I had the idea to first read in the first 4 Bytes, then decode the first character and then fill the 4 Bytes up again until every character is tranlated back. However, for this method I would need to know how many bytes one translated character used or a way of even only decoding just one character.

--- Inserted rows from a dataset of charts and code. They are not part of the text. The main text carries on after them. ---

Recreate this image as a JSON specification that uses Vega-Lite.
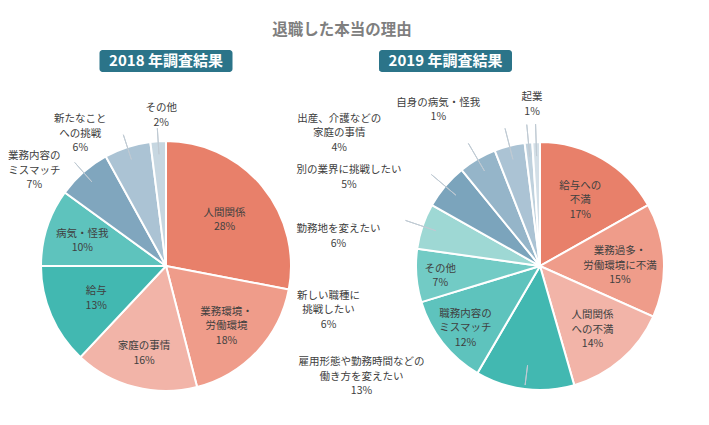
{
  "$schema": "https://vega.github.io/schema/vega-lite/v6.json",
  "background": "white",
  "padding": {"left": 5, "top": 22, "right": 3, "bottom": 0},
  "config": {
    "view": {"stroke": null},
    "font": "Noto Sans CJK JP",
    "text": {"font": "Noto Sans CJK JP", "fontSize": 10.5, "color": "#404040", "lineBreak": "\n", "lineHeight": 14.5, "align": "center", "baseline": "middle"}
  },
  "title": {"text": "退職した本当の理由", "fontSize": 15.5, "fontWeight": "bold", "color": "#7F7F7F", "font": "Noto Sans CJK JP", "anchor": "middle", "dx": -11, "offset": 12},
  "datasets": {
    "y2018": [
      {"k": "人間関係", "lab": "人間関係", "v": 28, "o": 1},
      {"k": "業務環境・労働環境", "lab": "業務環境・\n労働環境", "v": 18, "o": 2},
      {"k": "家庭の事情", "lab": "家庭の事情", "v": 16, "o": 3},
      {"k": "給与", "lab": "給与", "v": 13, "o": 4},
      {"k": "病気・怪我", "lab": "病気・怪我", "v": 10, "o": 5},
      {"k": "業務内容のミスマッチ", "lab": "業務内容の\nミスマッチ", "v": 7, "o": 6},
      {"k": "新たなことへの挑戦", "lab": "新たなこと\nへの挑戦", "v": 6, "o": 7},
      {"k": "その他", "lab": "その他", "v": 2, "o": 8}
    ],
    "y2019": [
      {"k": "給与への不満", "lab": "給与への\n不満", "v": 17, "o": 1},
      {"k": "業務過多・労働環境に不満", "lab": "業務過多・\n労働環境に不満", "v": 15, "o": 2},
      {"k": "人間関係への不満", "lab": "人間関係\nへの不満", "v": 14, "o": 3},
      {"k": "雇用形態や勤務時間などの働き方を変えたい", "lab": "雇用形態や勤務時間などの\n働き方を変えたい", "v": 13, "o": 4},
      {"k": "職務内容のミスマッチ", "lab": "職務内容の\nミスマッチ", "v": 12, "o": 5},
      {"k": "その他", "lab": "その他", "v": 7, "o": 6},
      {"k": "新しい職種に挑戦したい", "lab": "新しい職種に\n挑戦したい", "v": 6, "o": 7},
      {"k": "勤務地を変えたい", "lab": "勤務地を変えたい", "v": 6, "o": 8},
      {"k": "別の業界に挑戦したい", "lab": "別の業界に挑戦したい", "v": 5, "o": 9},
      {"k": "出産、介護などの家庭の事情", "lab": "出産、介護などの\n家庭の事情", "v": 4, "o": 10},
      {"k": "自身の病気・怪我", "lab": "自身の病気・怪我", "v": 1, "o": 11},
      {"k": "起業", "lab": "起業", "v": 1, "o": 12}
    ]
  },
  "concat": [
    {
      "width": 133, "height": 22,
      "view": {"fill": "#2B7489", "stroke": null, "cornerRadius": 3},
      "data": {"values": [{"h": "2018 年調査結果"}]},
      "mark": {"type": "text", "color": "white", "fontSize": 15, "fontWeight": "bold"},
      "encoding": {"text": {"field": "h"}}
    },
    {
      "width": 133, "height": 22,
      "view": {"fill": "#2B7489", "stroke": null, "cornerRadius": 3},
      "data": {"values": [{"h": "2019 年調査結果"}]},
      "mark": {"type": "text", "color": "white", "fontSize": 15, "fontWeight": "bold"},
      "encoding": {"text": {"field": "h"}}
    },
    {
      "width": 322, "height": 300,
      "data": {"name": "y2018"},
      "transform": [
        {"stack": "v", "groupby": [], "sort": [{"field": "o", "order": "ascending"}], "as": ["v0", "v1"]},
        {"calculate": "(datum.v0 + datum.v1) / 2", "as": "mid"},
        {"calculate": "datum.lab + '\\n' + datum.v + '%'", "as": "label"}
      ],
      "layer": [
        {
          "mark": {"type": "arc", "radius": 125, "stroke": "white", "strokeWidth": 2},
          "encoding": {
            "theta": {"field": "v0", "type": "quantitative", "scale": {"domain": [0, 100]}},
            "theta2": {"field": "v1"},
            "color": {"field": "k", "type": "nominal", "legend": null,
              "scale": {"domain": ["人間関係", "業務環境・労働環境", "家庭の事情", "給与", "病気・怪我", "業務内容のミスマッチ", "新たなことへの挑戦", "その他"],
                        "range": ["#E8806A", "#EF9C8A", "#F2B4A8", "#42B8B1", "#5EC3BD", "#80A6BE", "#ABC3D4", "#C7D7E1"]}}
          }
        },
        {
          "transform": [{"filter": {"field": "k", "oneOf": ["業務内容のミスマッチ", "新たなことへの挑戦", "その他"]}}],
          "mark": {"type": "arc", "radius": 138, "radius2": 112, "filled": false, "stroke": "#BFCAD3", "strokeWidth": 1},
          "encoding": {
            "theta": {"field": "mid", "type": "quantitative", "scale": {"domain": [0, 100]}},
            "theta2": {"field": "mid"}
          }
        },
        {
          "transform": [{"filter": {"field": "k", "oneOf": ["人間関係", "給与"]}}],
          "mark": {"type": "text", "radius": 76, "dy": -5},
          "encoding": {
            "theta": {"field": "mid", "type": "quantitative", "scale": {"domain": [0, 100]}},
            "text": {"field": "label"}
          }
        },
        {
          "transform": [{"filter": {"field": "k", "oneOf": ["家庭の事情", "病気・怪我"]}}],
          "mark": {"type": "text", "radius": 88, "dy": -5},
          "encoding": {
            "theta": {"field": "mid", "type": "quantitative", "scale": {"domain": [0, 100]}},
            "text": {"field": "label"}
          }
        },
        {
          "transform": [{"filter": {"field": "k", "equal": "業務環境・労働環境"}}],
          "mark": {"type": "text", "radius": 83, "dy": -11},
          "encoding": {
            "theta": {"field": "mid", "type": "quantitative", "scale": {"domain": [0, 100]}},
            "text": {"field": "label"}
          }
        },
        {
          "transform": [{"filter": {"field": "k", "equal": "業務内容のミスマッチ"}}],
          "mark": {"type": "text", "radius": 125, "dx": -49, "dy": -16},
          "encoding": {"theta": {"field": "mid", "type": "quantitative", "scale": {"domain": [0, 100]}}, "text": {"field": "label"}}
        },
        {
          "transform": [{"filter": {"field": "k", "equal": "新たなことへの挑戦"}}],
          "mark": {"type": "text", "radius": 125, "dx": -47, "dy": -28},
          "encoding": {"theta": {"field": "mid", "type": "quantitative", "scale": {"domain": [0, 100]}}, "text": {"field": "label"}}
        },
        {
          "transform": [{"filter": {"field": "k", "equal": "その他"}}],
          "mark": {"type": "text", "radius": 125, "dx": 3, "dy": -33},
          "encoding": {"theta": {"field": "mid", "type": "quantitative", "scale": {"domain": [0, 100]}}, "text": {"field": "label"}}
        }
      ]
    },
    {
      "width": 322, "height": 300,
      "data": {"name": "y2019"},
      "transform": [
        {"stack": "v", "groupby": [], "sort": [{"field": "o", "order": "ascending"}], "as": ["v0", "v1"]},
        {"calculate": "(datum.v0 + datum.v1) / 2", "as": "mid"},
        {"calculate": "datum.lab + '\\n' + datum.v + '%'", "as": "label"}
      ],
      "layer": [
        {
          "mark": {"type": "arc", "radius": 124, "stroke": "white", "strokeWidth": 2},
          "encoding": {
            "theta": {"field": "v0", "type": "quantitative", "scale": {"domain": [0, 101]}},
            "theta2": {"field": "v1"},
            "color": {"field": "k", "type": "nominal", "legend": null,
              "scale": {"domain": ["給与への不満", "業務過多・労働環境に不満", "人間関係への不満", "雇用形態や勤務時間などの働き方を変えたい", "職務内容のミスマッチ", "その他", "新しい職種に挑戦したい", "勤務地を変えたい", "別の業界に挑戦したい", "出産、介護などの家庭の事情", "自身の病気・怪我", "起業"],
                        "range": ["#E8806A", "#EF9C8A", "#F2B4A8", "#42B8B1", "#5EC3BD", "#72CBC5", "#9ED8D4", "#7BA4BC", "#95B5C9", "#ABC3D4", "#BFD1DD", "#D3DFE7"]}}
          }
        },
        {
          "transform": [{"filter": {"field": "k", "oneOf": ["新しい職種に挑戦したい", "勤務地を変えたい", "別の業界に挑戦したい", "出産、介護などの家庭の事情", "自身の病気・怪我", "起業"]}}],
          "mark": {"type": "arc", "radius": 142, "radius2": 110, "filled": false, "stroke": "#BFCAD3", "strokeWidth": 1},
          "encoding": {
            "theta": {"field": "mid", "type": "quantitative", "scale": {"domain": [0, 101]}},
            "theta2": {"field": "mid"}
          }
        },
        {
          "transform": [{"filter": {"field": "k", "equal": "雇用形態や勤務時間などの働き方を変えたい"}}],
          "mark": {"type": "arc", "radius": 120, "radius2": 100, "filled": false, "stroke": "#BFCAD3", "strokeWidth": 1},
          "encoding": {
            "theta": {"field": "mid", "type": "quantitative", "scale": {"domain": [0, 101]}},
            "theta2": {"field": "mid"}
          }
        },
        {
          "transform": [{"filter": {"field": "k", "oneOf": ["給与への不満", "業務過多・労働環境に不満", "人間関係への不満"]}}],
          "mark": {"type": "text", "radius": 80, "dy": -11},
          "encoding": {
            "theta": {"field": "mid", "type": "quantitative", "scale": {"domain": [0, 101]}},
            "text": {"field": "label"}
          }
        },
        {
          "transform": [{"filter": {"field": "k", "equal": "職務内容のミスマッチ"}}],
          "mark": {"type": "text", "radius": 95, "dy": -11},
          "encoding": {
            "theta": {"field": "mid", "type": "quantitative", "scale": {"domain": [0, 101]}},
            "text": {"field": "label"}
          }
        },
        {
          "transform": [{"filter": {"field": "k", "equal": "その他"}}],
          "mark": {"type": "text", "radius": 100, "dy": -5},
          "encoding": {
            "theta": {"field": "mid", "type": "quantitative", "scale": {"domain": [0, 101]}},
            "text": {"field": "label"}
          }
        },
        {
          "transform": [{"filter": {"field": "k", "equal": "雇用形態や勤務時間などの働き方を変えたい"}}],
          "mark": {"type": "text", "radius": 125, "dx": -163, "dy": -28},
          "encoding": {"theta": {"field": "mid", "type": "quantitative", "scale": {"domain": [0, 101]}}, "text": {"field": "label"}}
        },
        {
          "transform": [{"filter": {"field": "k", "equal": "新しい職種に挑戦したい"}}],
          "mark": {"type": "text", "radius": 125, "dx": -93, "dy": 70},
          "encoding": {"theta": {"field": "mid", "type": "quantitative", "scale": {"domain": [0, 101]}}, "text": {"field": "label"}}
        },
        {
          "transform": [{"filter": {"field": "k", "equal": "勤務地を変えたい"}}],
          "mark": {"type": "text", "radius": 125, "dx": -106, "dy": 44},
          "encoding": {"theta": {"field": "mid", "type": "quantitative", "scale": {"domain": [0, 101]}}, "text": {"field": "label"}}
        },
        {
          "transform": [{"filter": {"field": "k", "equal": "別の業界に挑戦したい"}}],
          "mark": {"type": "text", "radius": 125, "dx": -128, "dy": 12},
          "encoding": {"theta": {"field": "mid", "type": "quantitative", "scale": {"domain": [0, 101]}}, "text": {"field": "label"}}
        },
        {
          "transform": [{"filter": {"field": "k", "equal": "出産、介護などの家庭の事情"}}],
          "mark": {"type": "text", "radius": 125, "dx": -170, "dy": -26},
          "encoding": {"theta": {"field": "mid", "type": "quantitative", "scale": {"domain": [0, 101]}}, "text": {"field": "label"}}
        },
        {
          "transform": [{"filter": {"field": "k", "equal": "自身の病気・怪我"}}],
          "mark": {"type": "text", "radius": 125, "dx": -90, "dy": -39},
          "encoding": {"theta": {"field": "mid", "type": "quantitative", "scale": {"domain": [0, 101]}}, "text": {"field": "label"}}
        },
        {
          "transform": [{"filter": {"field": "k", "equal": "起業"}}],
          "mark": {"type": "text", "radius": 125, "dx": -4, "dy": -44},
          "encoding": {"theta": {"field": "mid", "type": "quantitative", "scale": {"domain": [0, 101]}}, "text": {"field": "label"}}
        }
      ]
    }
  ],
  "columns": 2,
  "spacing": {"row": 44, "column": 52},
  "center": true,
  "bounds": "flush",
  "resolve": {"scale": {"color": "independent", "theta": "independent"}}
}
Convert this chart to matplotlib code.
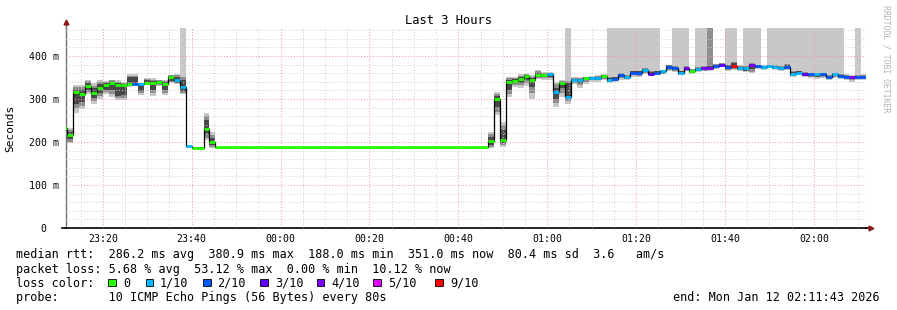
import matplotlib
matplotlib.use('Agg')
import matplotlib.pyplot as plt
import matplotlib.dates as mdates
from matplotlib.patches import Rectangle
from matplotlib.ticker import MultipleLocator, FuncFormatter
from datetime import datetime

plt.rcParams['font.family'] = ['DejaVu Sans Mono']

W, H = 897, 310

# time window and the rrd steps (80 s each)
view_start = datetime(2026, 1, 11, 23, 11, 43)
view_end = datetime(2026, 1, 12, 2, 11, 43)
first_step = datetime(2026, 1, 11, 23, 10, 40)
step_seconds = 80

# number of 80 s steps each entry lasts
span = [1, 1, 1, 1, 1, 1, 1, 1, 1, 1,
        1, 1, 1, 1, 1, 1, 1, 1, 1, 1,
        1, 1, 1, 1, 1, 1,
        46,
        1, 1, 1, 1, 1, 1, 1, 1,
        1, 1, 1, 1, 1, 1, 1, 1, 1, 1,
        1, 1, 1, 1, 1, 1, 1, 1, 1, 1,
        1, 1, 1, 1, 1, 1, 1, 1, 1, 1,
        1, 1, 1, 1, 1, 1, 1, 1, 1, 1,
        1, 1, 1, 1, 1, 1, 1, 1, 1, 1,
        1, 1, 1, 1, 1, 1]

# median rtt in ms
median = [232, 216, 316, 312, 329, 315, 326, 332, 337, 333,
          333, 334, 334, 334, 337, 337, 339, 334, 351, 343,
          328, 190, 187, 187, 231, 199,
          188,
          202, 299, 204, 340, 342, 347, 353, 345,
          355, 355, 357, 316, 337, 305, 345, 345, 349, 349,
          349, 353, 345, 347, 355, 351, 361, 361, 367, 359,
          361, 364, 374, 371, 361, 372, 365, 369, 371, 372,
          377, 380, 374, 376, 372, 371, 380, 376, 374, 377,
          374, 373, 374, 359, 361, 357, 357, 357, 357, 351,
          357, 353, 351, 351, 351, 351]

# lost pings out of 10
loss = [0, 0, 0, 0, 0, 0, 0, 0, 0, 0,
        0, 0, 2, 1, 0, 0, 0, 0, 0, 1,
        1, 1, 0, 0, 0, 0,
        0,
        0, 0, 0, 0, 0, 0, 0, 0,
        0, 0, 1, 1, 0, 1, 1, 1, 0, 1,
        1, 0, 1, 2, 2, 1, 2, 2, 1, 3,
        2, 1, 2, 2, 1, 4, 0, 1, 4, 4,
        2, 3, 2, 9, 1, 1, 4, 2, 1, 1,
        1, 1, 2, 1, 1, 3, 2, 1, 2, 2,
        1, 2, 2, 4, 2, 2]

# smoke: outer, middle and inner ping ranges (ms)
smoke_lo = [196, 197, 268, 276, 312, 289, 301, 312, 305, 297,
            297, 328, 330, 309, 332, 306, 330, 309, 336, 334,
            312, 188, 186, 186, 204, 185,
            188,
            185, 262, 189, 305, 328, 326, 330, 299,
            347, 345, 345, 281, 305, 289, 335, 326, 335, 340,
            340, 345, 338, 340, 345, 343, 352, 350, 358, 353,
            355, 357, 365, 362, 355, 364, 359, 362, 364, 365,
            370, 374, 366, 368, 366, 362, 361, 369, 368, 372,
            368, 366, 368, 352, 355, 351, 349, 347, 349, 343,
            349, 347, 345, 340, 345, 343]
smoke_hi = [258, 232, 332, 332, 345, 336, 345, 342, 345, 343,
            339, 357, 357, 338, 348, 348, 345, 343, 356, 359,
            500, 192, 188, 188, 267, 223,
            188,
            223, 316, 247, 351, 351, 357, 359, 355,
            367, 362, 362, 340, 343, 500, 350, 350, 352, 353,
            355, 357, 500, 500, 500, 500, 500, 500, 500, 500,
            500, 368, 380, 500, 500, 500, 370, 500, 500, 500,
            382, 384, 500, 500, 378, 500, 500, 500, 378, 500,
            500, 500, 500, 500, 500, 500, 500, 500, 500, 500,
            500, 500, 357, 355, 500, 357]
mid_lo = [203, 200, 278, 284, 316, 296, 308, 316, 312, 303,
          303, 331, 333, 313, 334, 313, 332, 314, 339, 336,
          315, 188, 186, 186, 210, 188,
          188,
          188, 270, 192, 312, 332, 332, 338, 315,
          349, 348, 348, 290, 315, 296, 338, 333, 339, 343,
          343, 347, 340, 342, 348, 346, 355, 354, 361, 355,
          357, 359, 367, 365, 357, 366, 361, 364, 366, 367,
          372, 376, 368, 370, 368, 364, 363, 371, 370, 373,
          370, 368, 370, 354, 357, 353, 351, 350, 351, 346,
          351, 349, 347, 344, 347, 346]
mid_hi = [250, 228, 328, 328, 342, 330, 340, 340, 343, 340,
          337, 354, 353, 336, 346, 345, 344, 341, 355, 356,
          352, 192, 188, 188, 260, 217,
          188,
          218, 312, 240, 348, 349, 354, 357, 352,
          364, 360, 360, 334, 341, 342, 349, 349, 351, 352,
          353, 356, 350, 352, 360, 356, 366, 366, 372, 365,
          366, 367, 379, 377, 366, 377, 369, 374, 376, 500,
          381, 383, 380, 386, 377, 376, 384, 380, 377, 380,
          378, 377, 382, 364, 366, 362, 361, 361, 361, 356,
          361, 358, 356, 354, 356, 355]
core_lo = [212, 206, 288, 292, 320, 302, 314, 322, 320, 308,
           310, 334, 336, 318, 335, 322, 334, 320, 342, 338,
           318, 189, 186, 186, 218, 192,
           188,
           193, 282, 197, 322, 336, 338, 344, 328,
           351, 350, 351, 300, 325, 302, 341, 338, 343, 345,
           345, 349, 342, 344, 351, 348, 357, 357, 363, 357,
           359, 361, 369, 367, 359, 368, 362, 366, 368, 369,
           374, 377, 370, 372, 369, 366, 370, 372, 371, 374,
           371, 370, 371, 356, 358, 354, 353, 352, 353, 348,
           353, 350, 348, 347, 348, 348]
core_hi = [242, 224, 322, 320, 338, 325, 334, 337, 340, 337,
           335, 350, 350, 335, 343, 342, 342, 339, 353, 352,
           345, 191, 188, 188, 250, 210,
           188,
           212, 306, 228, 344, 346, 351, 356, 349,
           360, 358, 359, 326, 339, 336, 347, 347, 350, 351,
           351, 355, 348, 350, 358, 354, 364, 364, 370, 363,
           364, 366, 378, 375, 364, 375, 368, 372, 374, 376,
           380, 382, 378, 384, 375, 374, 382, 378, 376, 379,
           376, 375, 380, 362, 364, 360, 359, 359, 359, 354,
           359, 356, 354, 353, 354, 353]

loss_colors = {0: '#26ff00', 1: '#00b8ff', 2: '#0059ff', 3: '#5e00ff',
               4: '#7e00ff', 5: '#dd00ff', 9: '#ff0000'}
legend_loss = [0, 1, 2, 3, 4, 5, 9]
legend_labels = ['0', '1/10', '2/10', '3/10', '4/10', '5/10', '9/10']

fig = plt.figure(figsize=(W / 100, H / 100), dpi=100)
fig.set_facecolor('white')
ax = fig.add_axes([66 / W, (H - 228) / H, 800 / W, 200 / H])

step_days = step_seconds / 86400.0
edges = [mdates.date2num(first_step)]
for s in span:
    edges.append(edges[-1] + s * step_days)
left = edges[:-1]
widths = [s * step_days for s in span]

bands = [(smoke_lo, smoke_hi, '#c8c8c8'),
         (mid_lo, mid_hi, '#8e8e8e'),
         (core_lo, core_hi, '#484848')]
for lo, hi, col in bands:
    ax.bar(left, [h - l for l, h in zip(lo, hi)], width=widths, bottom=lo,
           align='edge', color=col, linewidth=0, antialiased=False, zorder=1)

ax.step(edges, median + [median[-1]], where='post', color='black', lw=0.9, zorder=3)
ax.hlines(median, left, edges[1:], colors=[loss_colors[l] for l in loss],
          lw=2.0, zorder=4)

ax.set_xlim(mdates.date2num(view_start), mdates.date2num(view_end))
ax.set_ylim(0, 465)

ax.xaxis.set_major_locator(mdates.MinuteLocator(byminute=[0, 20, 40]))
ax.xaxis.set_minor_locator(mdates.MinuteLocator(byminute=range(0, 60, 5)))
ax.xaxis.set_major_formatter(mdates.DateFormatter('%H:%M'))
ax.yaxis.set_major_locator(MultipleLocator(100))
ax.yaxis.set_minor_locator(MultipleLocator(20))
ax.yaxis.set_major_formatter(FuncFormatter(lambda v, p: '0  ' if v == 0 else '%d m' % v))

ax.grid(which='minor', color='#cccccc', linestyle=(0, (1, 2)), lw=0.7)
ax.grid(which='major', color='#f09a9a', linestyle=(0, (1, 2)), lw=0.7)
ax.set_axisbelow(False)

ax.tick_params(axis='both', which='both', length=0, labelsize=7.1)
ax.tick_params(axis='y', which='major', pad=5)
ax.tick_params(axis='x', which='major', pad=4)
for side in ['top', 'right']:
    ax.spines[side].set_visible(False)
ax.spines['bottom'].set_linewidth(1.2)
ax.spines['left'].set_linewidth(1.0)
ax.spines['left'].set_color('#707070')

# axis arrows and the small stub left of the origin
ax.plot([-0.005, 0.0], [0, 0], color='black', lw=1.2, transform=ax.transAxes, clip_on=False)
ax.plot([1.0, 1.004], [0, 0], color='black', lw=1.2, transform=ax.transAxes, clip_on=False)
ax.plot(1.006, 0, marker='>', color='#8b1a1a', markersize=3.5, transform=ax.transAxes, clip_on=False)
ax.plot([0, 0], [1.0, 1.02], color='#707070', lw=1.0, transform=ax.transAxes, clip_on=False)
ax.plot(0, 1.03, marker='^', color='#8b1a1a', markersize=3.5, transform=ax.transAxes, clip_on=False)


def fx(x):
    return x / W


def fy(y):
    return 1 - y / H


fig.text(0.5, fy(20), 'Last 3 Hours', ha='center', va='center', fontsize=8.7)
fig.text(fx(10), fy(128), 'Seconds', rotation=90, ha='center', va='center', fontsize=8)
fig.text(fx(886), fy(59), 'RRDTOOL / TOBI OETIKER', rotation=270, ha='center', va='center',
         fontsize=5.9, color='#b4b4b4')

fs = 8.5
fig.text(fx(16), fy(258.3),
         'median rtt:  286.2 ms avg  380.9 ms max  188.0 ms min  351.0 ms now  80.4 ms sd  3.6   am/s',
         va='baseline', fontsize=fs)
fig.text(fx(16), fy(272.5),
         'packet loss: 5.68 % avg  53.12 % max  0.00 % min  10.12 % now',
         va='baseline', fontsize=fs)
fig.text(fx(16), fy(286.6), 'loss color:', va='baseline', fontsize=fs)
fig.text(fx(16), fy(300.7), 'probe:       10 ICMP Echo Pings (56 Bytes) every 80s',
         va='baseline', fontsize=fs)
fig.text(fx(880), fy(300.7), 'end: Mon Jan 12 02:11:43 2026', ha='right', va='baseline', fontsize=fs)

box_x = [108.3, 145.7, 203.3, 260.0, 316.7, 373.3, 435.0]
label_x = [123.3, 160.0, 217.3, 275.0, 331.7, 388.3, 450.0]
for bx, lx, l, lab in zip(box_x, label_x, legend_loss, legend_labels):
    fig.patches.append(Rectangle((fx(bx), fy(286)), 7.5 / W, 7.5 / H, transform=fig.transFigure,
                                 facecolor=loss_colors[l], edgecolor='black', lw=0.6))
    fig.text(fx(lx), fy(286.6), lab, va='baseline', fontsize=fs)

fig.savefig('out.png', dpi=100)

Do you have any suggestions?

Vincent
3 years ago
Reply to  Wolkenfarmer

Read this wolkenfarmer.
https://www.futurelearn.com/courses/representing-data-with-images-and-sound/0/steps/53135
In short, it tells you about byte structures and how to recognize them. In short, bytes starting with 110 (2 bytes), 1110 (3 bytes) and 11110 (4 bytes) are the things to look for. Following bytes (belonging to the first byte) all start with 10.
I suggest to make a method that splits your binairy data into array elements where every element is one byte (8 bits) in string format. This you give as an argument to the function binaryUnicodeToString.
However, during splitting of you binary data into chucks of 8, you have to look for these byte patterns (110, 1110 and 11110). As soon as you see these, you have to add these byte(strings) together before feeding it to binaryUnicodeToString. Also don’t forget to make the adjustment I suggested in my first response, otherwise you cannot convert a space.
Good luck.

Wolkenfarmer
3 years ago
Reply to  Vincent

A big “Thank you” towards you two!
It’s finally up and running.. here my so far working code for decoding binary String to Unicode String:

String[] stringBA = stringBinary.split(“-“);
String stringBConvert = new String();

for (int i = 0; i < stringBA.length; i++) {
   System.out.println(“____LoopDieLoop”);
   if (stringBA[i].startsWith(“110”)) {
      stringBConvert = stringBA[i] + stringBA[i + 1];
      i++;
   } else if (stringBA[i].startsWith(“1110”)) {
      stringBConvert = stringBA[i] + stringBA[i + 1] + stringBA[i + 2];
      i += 2;
   } else if (stringBA[i].startsWith(“11110”)) {
      stringBConvert = stringBA[i] + stringBA[i + 1] + stringBA[i + 2] + stringBA[i + 3];
      i += 3;
   } else {
      stringBConvert = stringBA[i];
   }
   byte[] array = ByteBuffer.allocate(4).putInt(Integer.parseInt(stringBConvert, 2)).array();

   if (stringUnicode != null) {
      stringUnicode = stringUnicode + new String(array, StandardCharsets.UTF_8).substring(4 – stringBConvert.length() / 8);
   } else {
      stringUnicode = new String(array, StandardCharsets.UTF_8).substring(4 – stringBConvert.length() / 8);
   }
}

Vincent
3 years ago
Reply to  Wolkenfarmer

Glad to be of help! I did exactly the same as you btw, but there is an out of bound error possible. There could be situations where the data stream is corrupted and this will cause a crash because the program will try to access array elements which aren’t there. Something to solve when it happens 😁

Vincent
3 years ago

Great explanation, thanks! But your code (at 5, binaryUnicodeToString) fails on the conversion of a “00100000” (space). 
It will return an empty string due to the required trim function needed after the call to that method.
Any suggestions to improve this would be very appreciated! 

Vincent
3 years ago
Reply to  Vincent

Found a solution, just replace the last line in binaryUnicodeToString with this:

return new String(array, StandardCharsets.UTF_8).substring(4-binary.length()/8);

No need to trim the return value (so remove the trim function from the method(s) calling binaryUnicodeToString) and if there is a space to convert, it will not be trimmed.